*** Given material

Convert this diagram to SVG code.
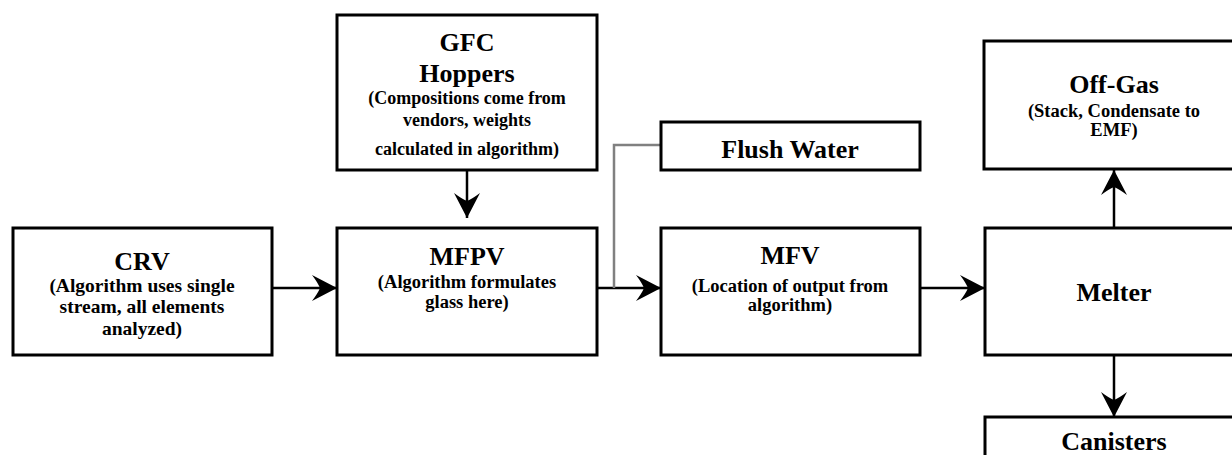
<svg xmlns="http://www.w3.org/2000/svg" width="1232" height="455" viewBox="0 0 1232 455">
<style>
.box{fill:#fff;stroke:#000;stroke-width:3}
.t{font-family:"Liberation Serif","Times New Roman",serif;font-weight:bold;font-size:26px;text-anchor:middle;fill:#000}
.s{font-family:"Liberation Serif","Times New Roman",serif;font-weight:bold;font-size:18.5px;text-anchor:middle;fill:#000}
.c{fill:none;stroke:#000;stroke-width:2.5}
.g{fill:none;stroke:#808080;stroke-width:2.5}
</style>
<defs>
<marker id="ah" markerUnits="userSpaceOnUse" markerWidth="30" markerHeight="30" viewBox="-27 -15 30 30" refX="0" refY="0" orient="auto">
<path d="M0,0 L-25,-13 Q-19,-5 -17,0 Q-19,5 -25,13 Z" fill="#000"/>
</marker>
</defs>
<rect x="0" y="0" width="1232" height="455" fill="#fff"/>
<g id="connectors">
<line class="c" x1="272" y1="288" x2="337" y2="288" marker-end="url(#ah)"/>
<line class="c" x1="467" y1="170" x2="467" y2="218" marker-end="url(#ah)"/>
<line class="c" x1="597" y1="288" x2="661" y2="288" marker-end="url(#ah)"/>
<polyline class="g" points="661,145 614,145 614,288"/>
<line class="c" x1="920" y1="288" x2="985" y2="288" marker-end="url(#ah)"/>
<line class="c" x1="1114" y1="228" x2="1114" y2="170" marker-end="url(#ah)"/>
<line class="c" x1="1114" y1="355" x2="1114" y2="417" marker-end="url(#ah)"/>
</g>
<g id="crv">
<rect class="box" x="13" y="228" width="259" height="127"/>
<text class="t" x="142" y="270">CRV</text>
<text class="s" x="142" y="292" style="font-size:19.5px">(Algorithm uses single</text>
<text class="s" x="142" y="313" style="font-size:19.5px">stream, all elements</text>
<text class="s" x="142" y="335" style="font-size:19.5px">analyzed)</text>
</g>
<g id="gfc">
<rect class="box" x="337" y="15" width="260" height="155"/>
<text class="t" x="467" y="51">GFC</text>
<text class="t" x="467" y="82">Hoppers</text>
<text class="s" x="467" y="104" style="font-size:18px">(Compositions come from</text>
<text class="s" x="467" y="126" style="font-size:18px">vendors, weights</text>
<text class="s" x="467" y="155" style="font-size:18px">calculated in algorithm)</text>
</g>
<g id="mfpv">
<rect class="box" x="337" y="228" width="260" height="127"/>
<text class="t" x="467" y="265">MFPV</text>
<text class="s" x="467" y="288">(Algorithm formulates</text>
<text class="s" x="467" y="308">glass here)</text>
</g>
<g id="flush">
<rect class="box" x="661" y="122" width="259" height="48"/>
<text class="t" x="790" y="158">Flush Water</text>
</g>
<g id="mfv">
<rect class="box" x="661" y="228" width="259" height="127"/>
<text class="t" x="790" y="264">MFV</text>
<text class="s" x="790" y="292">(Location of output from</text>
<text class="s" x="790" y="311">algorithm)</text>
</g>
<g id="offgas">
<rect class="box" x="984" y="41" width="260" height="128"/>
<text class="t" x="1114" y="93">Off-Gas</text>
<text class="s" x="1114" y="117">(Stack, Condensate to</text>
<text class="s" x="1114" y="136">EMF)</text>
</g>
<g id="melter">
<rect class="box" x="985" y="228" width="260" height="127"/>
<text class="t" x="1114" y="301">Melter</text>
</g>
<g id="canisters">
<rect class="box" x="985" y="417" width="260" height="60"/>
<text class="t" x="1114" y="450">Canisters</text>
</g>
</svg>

******

> Required work:
Give the data again exactly as written, with all pictures left out.

> Complete answer:
Convert this diagram to SVG code.
<svg xmlns="http://www.w3.org/2000/svg" width="1232" height="455" viewBox="0 0 1232 455">
<style>
.box{fill:#fff;stroke:#000;stroke-width:3}
.t{font-family:"Liberation Serif","Times New Roman",serif;font-weight:bold;font-size:26px;text-anchor:middle;fill:#000}
.s{font-family:"Liberation Serif","Times New Roman",serif;font-weight:bold;font-size:18.5px;text-anchor:middle;fill:#000}
.c{fill:none;stroke:#000;stroke-width:2.5}
.g{fill:none;stroke:#808080;stroke-width:2.5}
</style>
<defs>
<marker id="ah" markerUnits="userSpaceOnUse" markerWidth="30" markerHeight="30" viewBox="-27 -15 30 30" refX="0" refY="0" orient="auto">
<path d="M0,0 L-25,-13 Q-19,-5 -17,0 Q-19,5 -25,13 Z" fill="#000"/>
</marker>
</defs>
<rect x="0" y="0" width="1232" height="455" fill="#fff"/>
<g id="connectors">
<line class="c" x1="272" y1="288" x2="337" y2="288" marker-end="url(#ah)"/>
<line class="c" x1="467" y1="170" x2="467" y2="218" marker-end="url(#ah)"/>
<line class="c" x1="597" y1="288" x2="661" y2="288" marker-end="url(#ah)"/>
<polyline class="g" points="661,145 614,145 614,288"/>
<line class="c" x1="920" y1="288" x2="985" y2="288" marker-end="url(#ah)"/>
<line class="c" x1="1114" y1="228" x2="1114" y2="170" marker-end="url(#ah)"/>
<line class="c" x1="1114" y1="355" x2="1114" y2="417" marker-end="url(#ah)"/>
</g>
<g id="crv">
<rect class="box" x="13" y="228" width="259" height="127"/>
<text class="t" x="142" y="270">CRV</text>
<text class="s" x="142" y="292" style="font-size:19.5px">(Algorithm uses single</text>
<text class="s" x="142" y="313" style="font-size:19.5px">stream, all elements</text>
<text class="s" x="142" y="335" style="font-size:19.5px">analyzed)</text>
</g>
<g id="gfc">
<rect class="box" x="337" y="15" width="260" height="155"/>
<text class="t" x="467" y="51">GFC</text>
<text class="t" x="467" y="82">Hoppers</text>
<text class="s" x="467" y="104" style="font-size:18px">(Compositions come from</text>
<text class="s" x="467" y="126" style="font-size:18px">vendors, weights</text>
<text class="s" x="467" y="155" style="font-size:18px">calculated in algorithm)</text>
</g>
<g id="mfpv">
<rect class="box" x="337" y="228" width="260" height="127"/>
<text class="t" x="467" y="265">MFPV</text>
<text class="s" x="467" y="288">(Algorithm formulates</text>
<text class="s" x="467" y="308">glass here)</text>
</g>
<g id="flush">
<rect class="box" x="661" y="122" width="259" height="48"/>
<text class="t" x="790" y="158">Flush Water</text>
</g>
<g id="mfv">
<rect class="box" x="661" y="228" width="259" height="127"/>
<text class="t" x="790" y="264">MFV</text>
<text class="s" x="790" y="292">(Location of output from</text>
<text class="s" x="790" y="311">algorithm)</text>
</g>
<g id="offgas">
<rect class="box" x="984" y="41" width="260" height="128"/>
<text class="t" x="1114" y="93">Off-Gas</text>
<text class="s" x="1114" y="117">(Stack, Condensate to</text>
<text class="s" x="1114" y="136">EMF)</text>
</g>
<g id="melter">
<rect class="box" x="985" y="228" width="260" height="127"/>
<text class="t" x="1114" y="301">Melter</text>
</g>
<g id="canisters">
<rect class="box" x="985" y="417" width="260" height="60"/>
<text class="t" x="1114" y="450">Canisters</text>
</g>
</svg>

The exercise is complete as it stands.